EXTRACTED ENTRIES start

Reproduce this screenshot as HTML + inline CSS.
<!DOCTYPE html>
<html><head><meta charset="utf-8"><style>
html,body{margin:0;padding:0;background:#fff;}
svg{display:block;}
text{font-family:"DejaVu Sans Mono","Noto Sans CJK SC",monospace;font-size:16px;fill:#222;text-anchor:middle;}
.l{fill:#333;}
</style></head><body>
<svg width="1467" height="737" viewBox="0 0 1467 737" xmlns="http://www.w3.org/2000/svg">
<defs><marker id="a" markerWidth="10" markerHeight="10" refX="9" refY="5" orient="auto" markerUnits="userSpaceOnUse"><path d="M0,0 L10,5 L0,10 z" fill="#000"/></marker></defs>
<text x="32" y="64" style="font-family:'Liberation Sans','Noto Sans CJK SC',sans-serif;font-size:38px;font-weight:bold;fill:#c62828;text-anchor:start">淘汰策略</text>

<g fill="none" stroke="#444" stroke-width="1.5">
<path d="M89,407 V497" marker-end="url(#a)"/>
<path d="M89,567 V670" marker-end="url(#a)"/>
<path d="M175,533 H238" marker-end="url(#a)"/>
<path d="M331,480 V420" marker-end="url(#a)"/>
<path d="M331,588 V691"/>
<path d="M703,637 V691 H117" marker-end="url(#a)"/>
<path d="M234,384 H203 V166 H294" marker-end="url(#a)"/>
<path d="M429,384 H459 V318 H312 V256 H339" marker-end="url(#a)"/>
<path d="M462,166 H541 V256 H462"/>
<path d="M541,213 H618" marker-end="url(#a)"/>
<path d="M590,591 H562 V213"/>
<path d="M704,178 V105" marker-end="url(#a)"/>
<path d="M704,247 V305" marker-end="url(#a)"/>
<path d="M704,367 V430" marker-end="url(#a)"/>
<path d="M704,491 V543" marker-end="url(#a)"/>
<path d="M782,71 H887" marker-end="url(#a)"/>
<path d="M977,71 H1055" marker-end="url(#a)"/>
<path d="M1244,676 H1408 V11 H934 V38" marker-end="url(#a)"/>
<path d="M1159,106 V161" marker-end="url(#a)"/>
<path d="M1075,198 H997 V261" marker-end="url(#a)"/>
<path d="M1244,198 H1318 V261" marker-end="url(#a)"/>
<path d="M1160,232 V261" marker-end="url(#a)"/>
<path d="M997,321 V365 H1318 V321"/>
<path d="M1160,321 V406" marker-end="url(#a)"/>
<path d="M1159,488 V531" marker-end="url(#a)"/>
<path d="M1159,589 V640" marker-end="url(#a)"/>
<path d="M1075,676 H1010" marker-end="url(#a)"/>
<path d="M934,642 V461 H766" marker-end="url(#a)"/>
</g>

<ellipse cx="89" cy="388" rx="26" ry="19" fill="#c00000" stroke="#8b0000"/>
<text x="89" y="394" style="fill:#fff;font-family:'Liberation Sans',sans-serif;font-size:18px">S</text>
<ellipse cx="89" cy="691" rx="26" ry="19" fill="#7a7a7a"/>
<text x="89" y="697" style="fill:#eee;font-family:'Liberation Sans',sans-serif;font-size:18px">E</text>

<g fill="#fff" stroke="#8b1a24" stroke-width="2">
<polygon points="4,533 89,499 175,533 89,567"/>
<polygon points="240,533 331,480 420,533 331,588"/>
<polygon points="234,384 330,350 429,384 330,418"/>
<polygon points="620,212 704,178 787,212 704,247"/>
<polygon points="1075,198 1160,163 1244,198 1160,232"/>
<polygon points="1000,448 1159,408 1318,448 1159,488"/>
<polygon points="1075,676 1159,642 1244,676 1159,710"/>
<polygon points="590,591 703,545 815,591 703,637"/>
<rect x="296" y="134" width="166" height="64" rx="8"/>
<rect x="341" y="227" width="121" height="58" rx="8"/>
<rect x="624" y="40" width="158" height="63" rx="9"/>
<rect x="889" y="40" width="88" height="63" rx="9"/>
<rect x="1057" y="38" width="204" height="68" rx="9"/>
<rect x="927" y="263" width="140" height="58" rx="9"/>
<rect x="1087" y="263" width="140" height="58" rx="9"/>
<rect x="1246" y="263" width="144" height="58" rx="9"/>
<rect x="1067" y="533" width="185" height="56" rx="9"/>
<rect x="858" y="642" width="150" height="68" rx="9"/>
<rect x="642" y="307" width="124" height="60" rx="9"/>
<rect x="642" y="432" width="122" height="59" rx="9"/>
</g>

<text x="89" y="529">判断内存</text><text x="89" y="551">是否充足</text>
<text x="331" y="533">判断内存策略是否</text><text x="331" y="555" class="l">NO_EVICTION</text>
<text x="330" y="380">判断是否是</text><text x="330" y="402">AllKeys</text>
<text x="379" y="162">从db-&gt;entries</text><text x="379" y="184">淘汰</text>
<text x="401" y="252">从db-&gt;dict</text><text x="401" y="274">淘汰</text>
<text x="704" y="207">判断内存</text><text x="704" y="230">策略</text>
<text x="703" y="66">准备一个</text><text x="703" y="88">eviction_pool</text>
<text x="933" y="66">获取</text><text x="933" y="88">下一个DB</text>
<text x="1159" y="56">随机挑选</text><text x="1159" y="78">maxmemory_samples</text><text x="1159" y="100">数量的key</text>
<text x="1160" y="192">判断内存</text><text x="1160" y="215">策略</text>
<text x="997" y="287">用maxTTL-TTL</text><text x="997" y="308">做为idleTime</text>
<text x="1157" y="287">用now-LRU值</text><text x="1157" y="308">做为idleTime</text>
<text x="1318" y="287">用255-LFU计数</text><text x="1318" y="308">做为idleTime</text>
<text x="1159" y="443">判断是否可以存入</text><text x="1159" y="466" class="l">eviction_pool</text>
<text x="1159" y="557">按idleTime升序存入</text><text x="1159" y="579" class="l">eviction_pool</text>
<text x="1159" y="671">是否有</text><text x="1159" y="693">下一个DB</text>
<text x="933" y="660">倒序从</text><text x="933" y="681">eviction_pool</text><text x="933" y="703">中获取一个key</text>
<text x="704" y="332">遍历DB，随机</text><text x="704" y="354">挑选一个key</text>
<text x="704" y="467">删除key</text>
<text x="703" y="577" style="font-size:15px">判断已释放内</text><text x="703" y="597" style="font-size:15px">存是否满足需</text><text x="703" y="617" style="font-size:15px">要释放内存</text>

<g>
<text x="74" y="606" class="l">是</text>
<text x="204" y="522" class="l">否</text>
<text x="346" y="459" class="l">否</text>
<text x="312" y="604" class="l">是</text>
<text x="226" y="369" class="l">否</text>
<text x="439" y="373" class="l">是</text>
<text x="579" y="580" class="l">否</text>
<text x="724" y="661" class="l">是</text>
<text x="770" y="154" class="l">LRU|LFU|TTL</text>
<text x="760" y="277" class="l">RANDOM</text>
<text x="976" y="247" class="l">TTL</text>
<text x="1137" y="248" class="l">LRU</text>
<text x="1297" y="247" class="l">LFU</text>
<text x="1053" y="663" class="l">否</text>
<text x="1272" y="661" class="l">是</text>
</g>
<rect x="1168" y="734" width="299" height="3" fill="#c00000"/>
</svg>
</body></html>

EXTRACTED ENTRIES end
EXTRACTED ENTRIES start

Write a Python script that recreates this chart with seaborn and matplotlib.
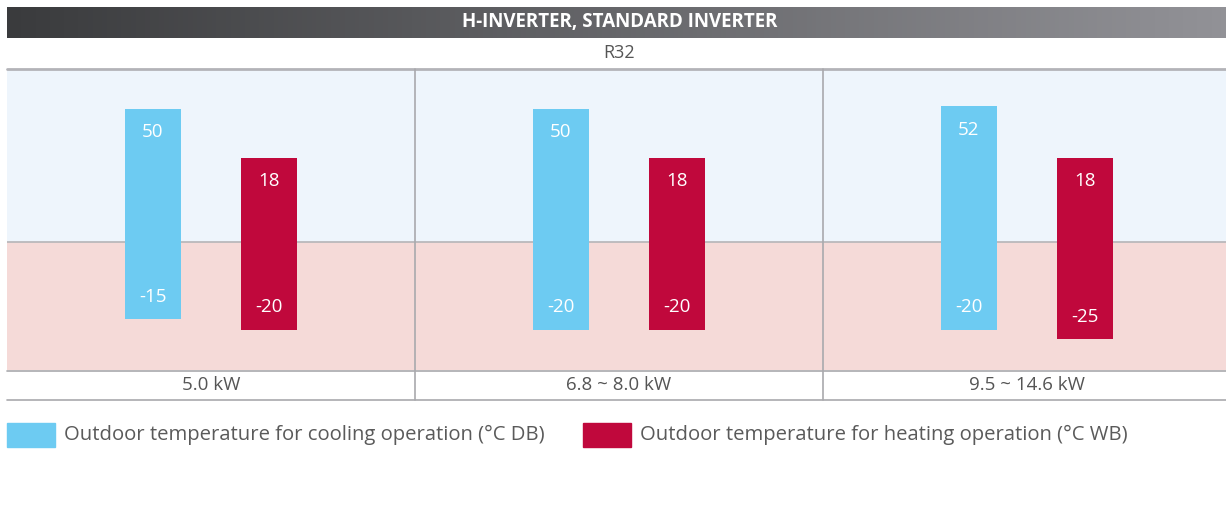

EXTRACTED ENTRIES end

WHAT YOU NEED TO DO
Look above for the line containing "Reproduce this screenshot". Output from there through the line containing "Sans','Noto Sans CJK", exactly and inclusively.

OUTPUT FOR THIS EXERCISE
Reproduce this screenshot as HTML + inline CSS.
<!DOCTYPE html>
<html><head><meta charset="utf-8"><style>
html,body{margin:0;padding:0;background:#fff;}
svg{display:block;}
text{font-family:"DejaVu Sans Mono","Noto Sans CJK SC",monospace;font-size:16px;fill:#222;text-anchor:middle;}
.l{fill:#333;}
</style></head><body>
<svg width="1467" height="737" viewBox="0 0 1467 737" xmlns="http://www.w3.org/2000/svg">
<defs><marker id="a" markerWidth="10" markerHeight="10" refX="9" refY="5" orient="auto" markerUnits="userSpaceOnUse"><path d="M0,0 L10,5 L0,10 z" fill="#000"/></marker></defs>
<text x="32" y="64" style="font-family:'Liberation Sans','Noto Sans CJK SC',sans-serif;font-size:38px;font-weight:bold;fill:#c62828;text-anchor:start">淘汰策略</text>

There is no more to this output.